Looking to the state governments’ creation of their respective senates, as explained in The Birth of the Senate, the creation of the Senate in the Constitution was a given, when the Constitutional Convention began. See Gordon Wood, The Creation of the American Republic: 1776-1787, 553.

George Mason proclaimed that the collective American mind was “firmly established in its ‘attachment to Republican Government’ and its ‘attachment to more than one branch in the Legislature.'” Id. quoting Mason and Madison, in Farrand, ed., Records of the Federal Convention, I, 339, 48, 151. While the House of Representatives would be “the grand depository of the democratic principle of the Government,” the United States Senate was “expected to be a body that would act ‘with more coolness, with more system, and with more wisdom, than the popular branch.'” Id.

Some drew parallels between the proposed Senate and the House of Lords of Britain, the epitome of an aristocratic political body. See Gordon Wood, The Creation of the American Republic: 1776-1787, 554. Individuals, like Charles Pinckney of South Carolina, said that there was “but one great and equal body of citizens composing the inhabitants of this country,” rejecting the notion that any aristocratic political body should have a place in American government. Pinckney, in Farrand, ed., Records of the Federal Convention, I, 153, 398-404, 412. While some, like Oliver Ellsworth, argued against Pinckney’s analysis of American society, instead stating that the Senate should have the wisdom that the House of Representatives would not have. See Gordon Wood, The Creation of the American Republic: 1776-1787, 556.

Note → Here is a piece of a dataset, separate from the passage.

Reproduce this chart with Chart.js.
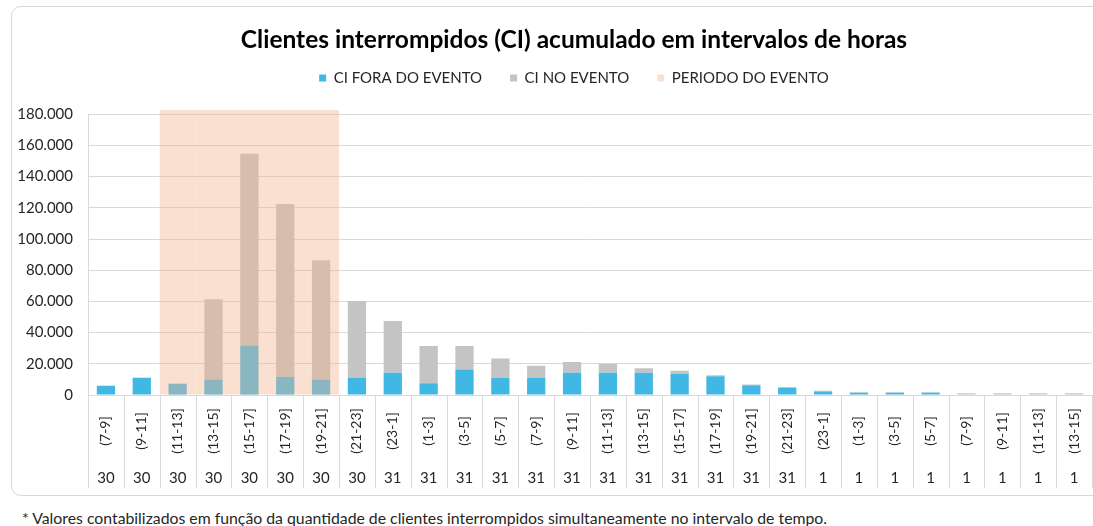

Alexander Hamilton insisted that the Senate “must be so formed as to exclude, as much as possible, from its own character, those infirmities, and that mutability, which it is designed to remedy.” Hamilton (N.Y.), in Elliot, ed., Debates, II, 301-17. Hamilton believed that while the House of Representatives “would be ‘peculiarly endowed with sensibility,’ the Senate would be endowed ‘with knowledge and firmness.'” Id.

Ultimately, the Convention rejected a system where senators would be elected by the House of Representatives “in proportion to either wealth or population of the states.” Gordon Wood, The Creation of the American Republic: 1776-1787, 558. Instead, the large states and equal states would have equal footing in the Senate, as it would be comprised of two senators from each state.

Many concluded that this created “a perfectly democratical form of government.” Gorham (Mass.), in Elliot, ed., Debates, II, 69. Whether one can agree that perfection was achieved or not, it is quite clear that the Senate was modeled to achieve a balance in the legislature unlike any other known at the time.

The creation of the Senate was centered on balancing the aristocratic and democratic elements of government. The Founding Fathers realized that this was a unique opportunity to preserve democracy, eliminate aristocracy, and create a more vibrant, lively government that fostered participation of all Americans. Because the Founding Fathers took that bold risk and departed from the status quo, modern Americans have reaped the rewards many times over.